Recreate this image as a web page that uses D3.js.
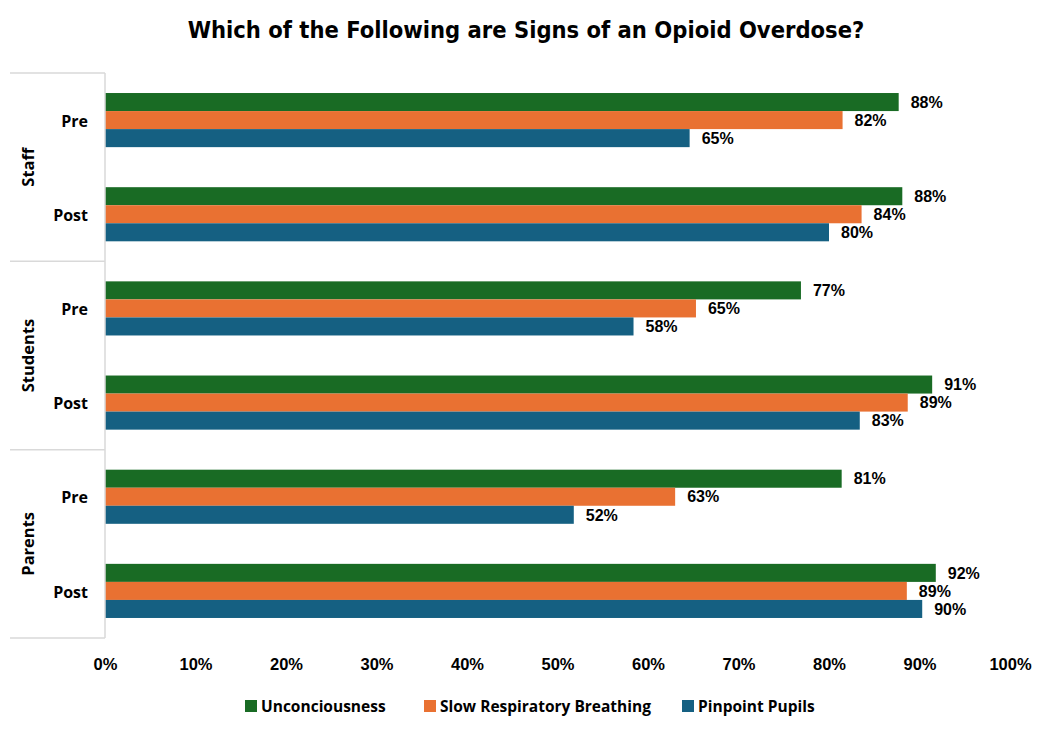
<!DOCTYPE html>
<html>
<head>
<meta charset="utf-8">
<script src="https://cdn.jsdelivr.net/npm/d3@7"></script>
<style>
body { margin: 0; background: #fff; }
.title { font: bold 23.5px "Liberation Sans Narrow", "DejaVu Sans Condensed", sans-serif; }
.tick text { font: bold 16.5px "Liberation Sans", Arial, sans-serif; fill: #000; }
.valueLabel { font: bold 16px "Liberation Sans", Arial, sans-serif; fill: #000; }
.catLabel { font: bold 16px "Open Sans", sans-serif; fill: #000; }
.grpLabel { font: bold 16.5px "Open Sans", sans-serif; fill: #000; }
.legendText { font: bold 15.5px "Open Sans", sans-serif; fill: #000; }
.sep { stroke: #d9d9d9; stroke-width: 1.5px; }
</style>
</head>
<body>
<div id="chart"></div>
<script>
const groups = ["Staff", "Students", "Parents"];
const phases = ["Pre", "Post"];
const series = ["Unconciousness", "Slow Respiratory Breathing", "Pinpoint Pupils"];
const colors = ["#196B24", "#E97132", "#156082"];
// values per group/phase, in series order
const unconscious = [87.7, 88.1, 76.9, 91.4, 81.4, 91.8];
const slowBreathing = [81.5, 83.6, 65.3, 88.7, 63.0, 88.6];
const pinpoint = [64.6, 80.0, 58.4, 83.4, 51.8, 90.3];
const xTicks = [0, 10, 20, 30, 40, 50, 60, 70, 80, 90, 100];

const W = 1048, H = 732;
const mLeft = 105, mRight = 1010, mTop = 73, mBottom = 638;

const svg = d3.select("#chart").append("svg")
  .attr("width", W).attr("height", H);

svg.append("text").attr("class", "title")
  .attr("x", 526).attr("y", 38).attr("text-anchor", "middle")
  .text("Which of the Following are Signs of an Opioid Overdose?");

const x = d3.scaleLinear().domain([0, 100]).range([mLeft, mRight]);
const yGroup = d3.scaleBand().domain(groups).range([mTop, mBottom]);
const yPhase = d3.scaleBand().domain(phases).range([0, yGroup.bandwidth()]);
const ySeries = d3.scaleBand().domain(series).range([0, yPhase.bandwidth()])
  .paddingInner(0).paddingOuter(1.11);

const rows = [];
groups.forEach((g, gi) => phases.forEach((p, pi) => {
  const k = gi * 2 + pi;
  rows.push({ group: g, phase: p, vals: [unconscious[k], slowBreathing[k], pinpoint[k]] });
}));

const rowG = svg.selectAll(".row").data(rows).enter().append("g")
  .attr("class", "row")
  .attr("transform", d => `translate(0, ${yGroup(d.group) + yPhase(d.phase)})`);

rowG.selectAll("rect").data(d => d.vals.map((v, i) => ({ v, s: series[i], c: colors[i] })))
  .enter().append("rect")
  .attr("x", x(0))
  .attr("y", d => ySeries(d.s))
  .attr("width", d => x(d.v) - x(0))
  .attr("height", ySeries.bandwidth())
  .attr("fill", d => d.c);

rowG.selectAll(".valueLabel").data(d => d.vals.map((v, i) => ({ v, s: series[i] })))
  .enter().append("text").attr("class", "valueLabel")
  .attr("x", d => x(d.v) + 12)
  .attr("y", d => ySeries(d.s) + ySeries.bandwidth() / 2)
  .attr("dy", "0.36em")
  .text(d => Math.round(d.v) + "%");

rowG.append("text").attr("class", "catLabel")
  .attr("x", 88).attr("y", yPhase.bandwidth() / 2 + 1)
  .attr("dy", "0.36em").attr("text-anchor", "end")
  .text(d => d.phase);

// left axis frame
svg.append("line").attr("class", "sep")
  .attr("x1", mLeft).attr("x2", mLeft).attr("y1", mTop).attr("y2", mBottom);
const bounds = groups.map(g => yGroup(g)).concat([mBottom]);
svg.selectAll(".hsep").data(bounds).enter().append("line").attr("class", "sep")
  .attr("x1", 10).attr("x2", mLeft).attr("y1", d => d).attr("y2", d => d);

svg.selectAll(".grpLabel").data(groups).enter().append("text").attr("class", "grpLabel")
  .attr("text-anchor", "middle")
  .attr("transform", d => `translate(28, ${yGroup(d) + yGroup.bandwidth() / 2}) rotate(-90)`)
  .attr("dy", "0.36em")
  .text(d => d);

// x axis
const xAxis = svg.append("g").attr("transform", `translate(0, ${mBottom + 17})`)
  .call(d3.axisBottom(x).tickValues(xTicks).tickFormat(d => d + "%").tickSize(0));
xAxis.select(".domain").remove();

// legend
const legendX = [245, 424, 682];
const lg = svg.selectAll(".legend").data(series).enter().append("g")
  .attr("transform", (d, i) => `translate(${legendX[i]}, 706)`);
lg.append("rect").attr("x", 0).attr("y", -6).attr("width", 12).attr("height", 12)
  .attr("fill", (d, i) => colors[i]);
lg.append("text").attr("class", "legendText").attr("x", 16).attr("dy", "0.36em").text(d => d);
</script>
</body>
</html>
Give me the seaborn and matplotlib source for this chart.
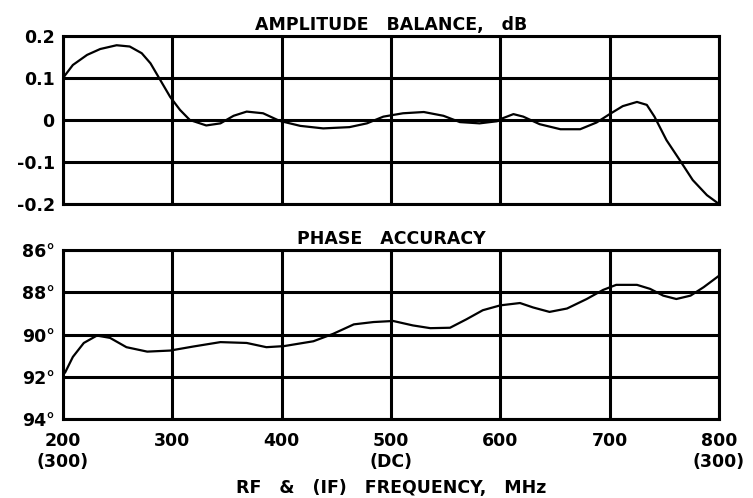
import numpy as np
import pandas as pd
import matplotlib
matplotlib.use("Agg")
import matplotlib.pyplot as plt
import seaborn as sns

# Amplitude balance curve (dB)
amp_freq = [200, 202, 209, 222, 234, 249, 261, 272, 280, 289, 298, 307, 316, 331, 344,
            356, 368, 383, 398, 417, 438, 462, 478, 493, 511, 530, 548, 563, 581,
            597, 600, 612, 621, 636, 655, 673, 688, 700, 712, 725, 734, 741, 752,
            764, 776, 789, 800]
amp_db = [0.100, 0.107, 0.131, 0.155, 0.169, 0.178, 0.175, 0.159, 0.135, 0.095, 0.055,
          0.024, 0.000, -0.013, -0.008, 0.010, 0.020, 0.016, -0.002, -0.014, -0.020,
          -0.017, -0.008, 0.008, 0.016, 0.019, 0.010, -0.005, -0.008, -0.003, 0.002,
          0.014, 0.008, -0.010, -0.022, -0.022, -0.006, 0.014, 0.033, 0.043, 0.036,
          0.008, -0.048, -0.095, -0.143, -0.179, -0.200]

# Phase accuracy curve (degrees)
ph_freq = [200, 202, 209, 219, 231, 243, 258, 277, 298, 319, 344, 368, 386, 402, 429,
           447, 466, 484, 502, 520, 536, 554, 569, 584, 600, 618, 630, 645, 661,
           679, 694, 706, 725, 737, 749, 761, 774, 786, 800]
ph_deg = [91.90, 91.79, 91.06, 90.40, 90.05, 90.16, 90.60, 90.81, 90.76, 90.57, 90.36,
          90.40, 90.60, 90.55, 90.32, 89.97, 89.52, 89.41, 89.36, 89.57, 89.70, 89.68,
          89.28, 88.85, 88.62, 88.51, 88.72, 88.93, 88.77, 88.32, 87.89, 87.65, 87.65,
          87.84, 88.16, 88.32, 88.16, 87.76, 87.22]

x_ticks = [200, 300, 400, 500, 600, 700, 800]
x_labels = ["200\n(300)", "300", "400", "500\n(DC)", "600", "700", "800\n(300)"]
amp_ticks = [0.2, 0.1, 0, -0.1, -0.2]
amp_labels = ["0.2", "0.1", "0", "-0.1", "-0.2"]
ph_ticks = [86, 88, 90, 92, 94]
ph_labels = ["86°", "88°", "90°", "92°", "94°"]

sns.set_style("white")
plt.rcParams['font.family'] = ['DejaVu Sans']
plt.rcParams['text.color'] = 'black'
plt.rcParams['xtick.color'] = 'black'
plt.rcParams['ytick.color'] = 'black'
plt.rcParams['axes.labelcolor'] = 'black'

fig = plt.figure(figsize=(7.53, 4.98), dpi=100)
ax1 = fig.add_axes([0.0837, 0.5904, 0.8711, 0.3373])
ax2 = fig.add_axes([0.0837, 0.1586, 0.8711, 0.3394])

amp_df = pd.DataFrame({"freq": amp_freq, "db": amp_db})
ph_df = pd.DataFrame({"freq": ph_freq, "deg": ph_deg})

sns.lineplot(data=amp_df, x="freq", y="db", ax=ax1, color="black", linewidth=1.6)
sns.lineplot(data=ph_df, x="freq", y="deg", ax=ax2, color="black", linewidth=1.6)

font = dict(fontsize=12.5, fontweight="bold", color="black")

for ax in (ax1, ax2):
    ax.set_xlim(200, 800)
    ax.set_xticks(x_ticks)
    ax.grid(True, color="black", linewidth=2.2)
    ax.set_axisbelow(True)
    for s in ax.spines.values():
        s.set_color("black")
        s.set_linewidth(2.2)
    ax.tick_params(length=0, pad=6)
    ax.set_xlabel("")
    ax.set_ylabel("")

ax1.set_ylim(-0.2, 0.2)
ax1.set_yticks(amp_ticks)
ax1.set_yticklabels(amp_labels, **font)
ax1.set_xticklabels([])
ax1.set_title("AMPLITUDE   BALANCE,   dB", pad=4, **font)

ax2.set_ylim(94, 86)
ax2.set_yticks(ph_ticks)
ax2.set_yticklabels(ph_labels, **font)
ax2.set_xticklabels(x_labels, linespacing=1.25, **font)
ax2.tick_params(axis="x", pad=9)
ax2.set_title("PHASE   ACCURACY", pad=4, **font)
ax2.set_xlabel("RF   &   (IF)   FREQUENCY,   MHz", labelpad=6, **font)

fig.savefig("out.png", dpi=100)
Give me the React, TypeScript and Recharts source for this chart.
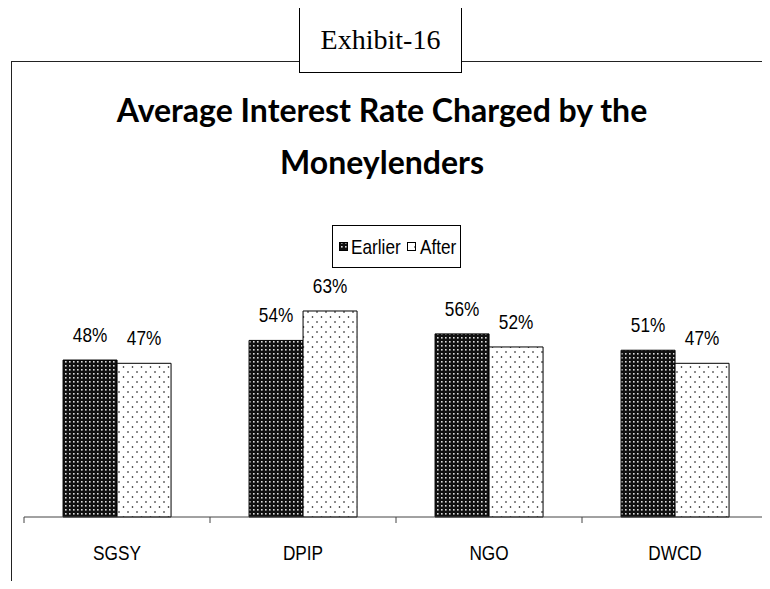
import { BarChart, Bar, XAxis, YAxis, LabelList } from "recharts";

const categories = ["SGSY", "DPIP", "NGO", "DWCD"];
const earlier = [48, 54, 56, 51];
const after = [47, 63, 52, 47];

const data = categories.map((name, i) => ({
  name,
  earlier: earlier[i],
  after: after[i],
}));

const sans = "'Liberation Sans', Arial, sans-serif";
const NARROW = 0.82;

// Arial Narrow isn't installed, so squeeze Liberation Sans instead
function NarrowText({ x, y, anchor = "middle", size = 21, children }: any) {
  return (
    <text
      transform={`translate(${x},${y}) scale(${NARROW},1)`}
      textAnchor={anchor}
      fontFamily={sans}
      fontSize={size}
      fill="#000"
    >
      {children}
    </text>
  );
}

function CategoryTick(props: any) {
  const { x, y, payload } = props;
  const half = payload && payload.offset ? payload.offset : 93;
  const last = payload.index === categories.length - 1;
  return (
    <g>
      <line x1={x - half} x2={x - half} y1={y} y2={y + 6} stroke="#444" strokeWidth={1} />
      {last && <line x1={x + half} x2={x + half} y1={y} y2={y + 6} stroke="#444" strokeWidth={1} />}
      <NarrowText x={x} y={y + 43}>{payload.value}</NarrowText>
    </g>
  );
}

function pctLabel(props: any) {
  const { x, y, width, value } = props;
  return <NarrowText x={x + width / 2} y={y - 18}>{`${value}%`}</NarrowText>;
}

function LegendBox() {
  return (
    <svg width={130} height={44}>
      <rect x={0.5} y={0.5} width={128} height={42} fill="#fff" stroke="#000" />
      <rect x={7.5} y={17.5} width={8} height={8} fill="url(#patEarlier)" stroke="#000" />
      <NarrowText x={19} y={29} anchor="start">Earlier</NarrowText>
      <rect x={75.5} y={17.5} width={8} height={8} fill="url(#patAfter)" stroke="#000" />
      <NarrowText x={88} y={29} anchor="start">After</NarrowText>
    </svg>
  );
}

export default function App() {
  return (
    <div
      style={{
        position: "relative",
        width: 770,
        height: 589,
        margin: -8,
        overflow: "hidden",
        background: "#fff",
      }}
    >
      <svg width={0} height={0} style={{ position: "absolute" }}>
        <defs>
          <pattern id="patEarlier" width={4} height={4} patternUnits="userSpaceOnUse">
            <rect width={4} height={4} fill="#111" />
            <rect x={1} y={1} width={1.6} height={1.6} fill="#ddd" />
          </pattern>
          <pattern id="patAfter" width={9} height={10} patternUnits="userSpaceOnUse">
            <rect width={9} height={10} fill="#fff" />
            <circle cx={2} cy={2} r={0.8} fill="#000" />
            <circle cx={6.5} cy={7} r={0.8} fill="#000" />
          </pattern>
        </defs>
      </svg>

      {/* outer frame */}
      <div style={{ position: "absolute", left: 12, top: 61, width: 758, borderTop: "1.5px solid #222" }} />
      <div style={{ position: "absolute", left: 11, top: 61, height: 528, borderLeft: "1.5px solid #222" }} />

      {/* exhibit box */}
      <div
        style={{
          position: "absolute",
          left: 299,
          top: 7,
          width: 161,
          height: 64,
          border: "1.5px solid #000",
          background: "#fff",
          display: "flex",
          alignItems: "center",
          justifyContent: "center",
          fontFamily: "'Liberation Serif', 'Times New Roman', serif",
          fontSize: 28,
          color: "#000",
        }}
      >
        Exhibit-16
      </div>

      {/* title */}
      <div
        style={{
          position: "absolute",
          left: 12,
          width: 740,
          top: 84,
          textAlign: "center",
          fontFamily: "Lato, 'Open Sans', sans-serif",
          fontWeight: 700,
          fontSize: 32,
          lineHeight: "52px",
          color: "#000",
        }}
      >
        <div>Average Interest Rate Charged by the</div>
        <div>Moneylenders</div>
      </div>

      <div style={{ position: "absolute", left: 332, top: 225 }}>
        <LegendBox />
      </div>

      <div style={{ position: "absolute", left: 0, top: 0 }}>
        <BarChart
          width={770}
          height={589}
          data={data}
          margin={{ top: 190, right: 2, bottom: 32, left: 24 }}
          barGap={0}
          barCategoryGap="21%"
        >
          <XAxis
            dataKey="name"
            height={40}
            tickLine={false}
            tickSize={0}
            tickMargin={0}
            axisLine={{ stroke: "#444", strokeWidth: 1 }}
            tick={<CategoryTick />}
            interval={0}
          />
          <YAxis hide domain={[0, 100]} />
          <Bar dataKey="earlier" fill="url(#patEarlier)" stroke="#000" strokeWidth={1} isAnimationActive={false}>
            <LabelList dataKey="earlier" content={pctLabel} />
          </Bar>
          <Bar dataKey="after" fill="url(#patAfter)" stroke="#000" strokeWidth={1} isAnimationActive={false}>
            <LabelList dataKey="after" content={pctLabel} />
          </Bar>
        </BarChart>
      </div>
    </div>
  );
}
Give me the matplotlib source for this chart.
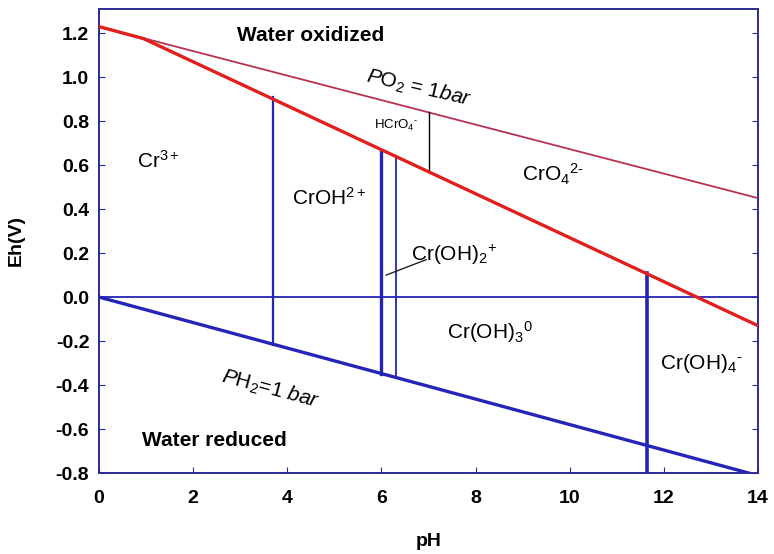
import matplotlib
matplotlib.use("Agg")
import matplotlib.pyplot as plt

plt.rcParams['font.family'] = ['Liberation Sans', 'DejaVu Sans']
plt.rcParams['mathtext.fontset'] = 'custom'
plt.rcParams['mathtext.rm'] = 'Liberation Sans'
plt.rcParams['mathtext.it'] = 'Liberation Sans:italic'
plt.rcParams['mathtext.bf'] = 'Liberation Sans:bold'

# --- data ---
o2_ph = [0.0, 14.0]
o2_eh = [1.23, 0.45]
h2_ph = [0.0, 13.8]
h2_eh = [0.0, -0.80]
red_ph = [0.0, 0.95, 14.0]
red_eh = [1.23, 1.175, -0.13]
zero_ph = [0.0, 14.0]
zero_eh = [0.0, 0.0]
vert_ph = [3.7, 6.0, 6.3, 11.65]
vert_lo = [-0.22, -0.35, -0.37, -0.80]
vert_hi = [0.91, 0.665, 0.635, 0.11]
vert_lw = [1.6, 2.4, 1.3, 2.6]
hcro4_ph = [7.0, 7.0]
hcro4_eh = [0.57, 0.84]
leader_ph = [6.1, 6.95]
leader_eh = [0.10, 0.17]

xticks = [0, 2, 4, 6, 8, 10, 12, 14]
yticks = [-0.8, -0.6, -0.4, -0.2, 0.0, 0.2, 0.4, 0.6, 0.8, 1.0, 1.2]

spine_col = '#2b2b95'
blue = '#2424b8'
red = '#e0201e'
maroon = '#b83050'
HY = '\u2010'

fig = plt.figure(figsize=(7.74, 5.54), dpi=100)
ax = fig.add_axes([99/774, 1 - 473/554, (758-99)/774, (473-9)/554])
ax.set_xlim(0, 14)
ax.set_ylim(-0.8, 1.31)

ax.plot(o2_ph, o2_eh, color=maroon, lw=1.3, zorder=3)
ax.plot(red_ph, red_eh, color=red, lw=2.4, zorder=4)
ax.plot(h2_ph, h2_eh, color=blue, lw=2.4, zorder=3)
ax.plot(zero_ph, zero_eh, color=blue, lw=1.3, zorder=2)
for p, lo, hi, lw in zip(vert_ph, vert_lo, vert_hi, vert_lw):
    ax.plot([p, p], [lo, hi], color=blue, lw=lw, zorder=3)
ax.plot(hcro4_ph, hcro4_eh, color='black', lw=1.0, zorder=3)
ax.plot(leader_ph, leader_eh, color='#222222', lw=1.0, zorder=3)

ax.set_xticks(xticks)
ax.set_yticks(yticks)
tfs = 14
ax.set_xticklabels([str(t) for t in xticks], fontweight='bold', fontsize=tfs)
ax.set_yticklabels([f"{t:.1f}" for t in yticks], fontweight='bold', fontsize=tfs)
ax.tick_params(direction='in', length=4, color=spine_col, right=True, top=False)
ax.tick_params(axis='x', pad=12)
ax.tick_params(axis='y', pad=7)
for s in ax.spines.values():
    s.set_color(spine_col)
    s.set_linewidth(1.4)

ax.set_xlabel('pH', fontweight='bold', fontsize=tfs)
ax.set_ylabel('Eh(V)', fontweight='bold', fontsize=tfs)
ax.xaxis.set_label_coords(0.5, -0.129)
ax.yaxis.set_label_coords(-0.113, 0.5)

fs = 15
ax.text(4.5, 1.19, 'Water oxidized', fontweight='bold', fontsize=fs, ha='center', va='center')
ax.text(2.45, -0.65, 'Water reduced', fontweight='bold', fontsize=fs, ha='center', va='center')
ax.text(6.8, 0.95, r'$\it{P}$O$_2$ = 1$\it{bar}$', fontsize=fs, ha='center', va='center', rotation=-13)
ax.text(3.65, -0.42, r'$\it{P}$H$_2$=1 $\it{bar}$', fontsize=fs, ha='center', va='center', rotation=-15)
ax.text(1.26, 0.62, r'Cr$^{3+}$', fontsize=fs, ha='center', va='center')
ax.text(4.88, 0.45, r'CrOH$^{2+}$', fontsize=fs, ha='center', va='center')
ax.text(6.32, 0.78, 'HCrO$_4$$^{' + HY + '}$', fontsize=9.5, ha='center', va='center')
ax.text(9.65, 0.56, 'CrO$_4$$^{2' + HY + '}$', fontsize=fs, ha='center', va='center')
ax.text(7.55, 0.19, r'Cr(OH)$_2$$^{+}$', fontsize=fs, ha='center', va='center')
ax.text(8.3, -0.16, r'Cr(OH)$_3$$^{0}$', fontsize=fs, ha='center', va='center')
ax.text(12.8, -0.30, 'Cr(OH)$_4$$^{' + HY + '}$', fontsize=fs, ha='center', va='center')

fig.savefig('out.png', dpi=100)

■ ■ ■ ■

# What you should do:
Leaving the pictures out, write out exactly the lines from the line containing "Give me the matplotlib source for this chart." through the line containing "ax.set_ylim(-0.8, 1.31)", both included.

# Answer:
Give me the matplotlib source for this chart.
import matplotlib
matplotlib.use("Agg")
import matplotlib.pyplot as plt

plt.rcParams['font.family'] = ['Liberation Sans', 'DejaVu Sans']
plt.rcParams['mathtext.fontset'] = 'custom'
plt.rcParams['mathtext.rm'] = 'Liberation Sans'
plt.rcParams['mathtext.it'] = 'Liberation Sans:italic'
plt.rcParams['mathtext.bf'] = 'Liberation Sans:bold'

# --- data ---
o2_ph = [0.0, 14.0]
o2_eh = [1.23, 0.45]
h2_ph = [0.0, 13.8]
h2_eh = [0.0, -0.80]
red_ph = [0.0, 0.95, 14.0]
red_eh = [1.23, 1.175, -0.13]
zero_ph = [0.0, 14.0]
zero_eh = [0.0, 0.0]
vert_ph = [3.7, 6.0, 6.3, 11.65]
vert_lo = [-0.22, -0.35, -0.37, -0.80]
vert_hi = [0.91, 0.665, 0.635, 0.11]
vert_lw = [1.6, 2.4, 1.3, 2.6]
hcro4_ph = [7.0, 7.0]
hcro4_eh = [0.57, 0.84]
leader_ph = [6.1, 6.95]
leader_eh = [0.10, 0.17]

xticks = [0, 2, 4, 6, 8, 10, 12, 14]
yticks = [-0.8, -0.6, -0.4, -0.2, 0.0, 0.2, 0.4, 0.6, 0.8, 1.0, 1.2]

spine_col = '#2b2b95'
blue = '#2424b8'
red = '#e0201e'
maroon = '#b83050'
HY = '\u2010'

fig = plt.figure(figsize=(7.74, 5.54), dpi=100)
ax = fig.add_axes([99/774, 1 - 473/554, (758-99)/774, (473-9)/554])
ax.set_xlim(0, 14)
ax.set_ylim(-0.8, 1.31)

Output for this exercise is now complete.